Sadly, the Obama administration has tried to defend and uphold nearly every unconstitutional act committed by the Bush administration, for reasons that can only range from political expediency to political cowardice. And what will the Obama Justice Department do if the judge rules that Jawad must be set free? Read this segment from the Times story:
Jonathan Hafetz, Mr. Jawad’s lawyer at the American Civil Liberties Union, said Judge Huvelle’s comments were an indication that judges were growing uneasy about many of the government’s claims.
“It reflects the pent-up frustration among judges who have seen first hand the government’s lack of evidence,” Mr. Hafetz said.Dean Boyd, a spokesman for the Justice Department, did not respond to that assertion. But he said, “We are not going to release anyone if it would endanger our national security.”
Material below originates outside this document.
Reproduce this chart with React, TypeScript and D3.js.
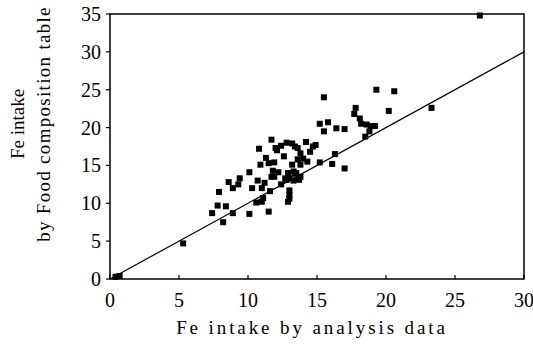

Even if a judge orders it? And by the way, how is releasing a man who is innocent in the eyes of the law a threat to national security? Oh, yes, this is the adminstration that is still considering a program of "preventive detention" of terrorist suspects. We are a nation of laws, until, that is, the law decrees something we don't like.
Addendum. Bob Herbert provided a lot of the background to the case in an earlier column. Since that column was written, the government has belatedly agreed that Jawad's statements during torture cannot be used in the habeas corpus proceeding (after maintaining just the opposite for many months.) As the judge herself put it, the government's case is now “riddled with holes.”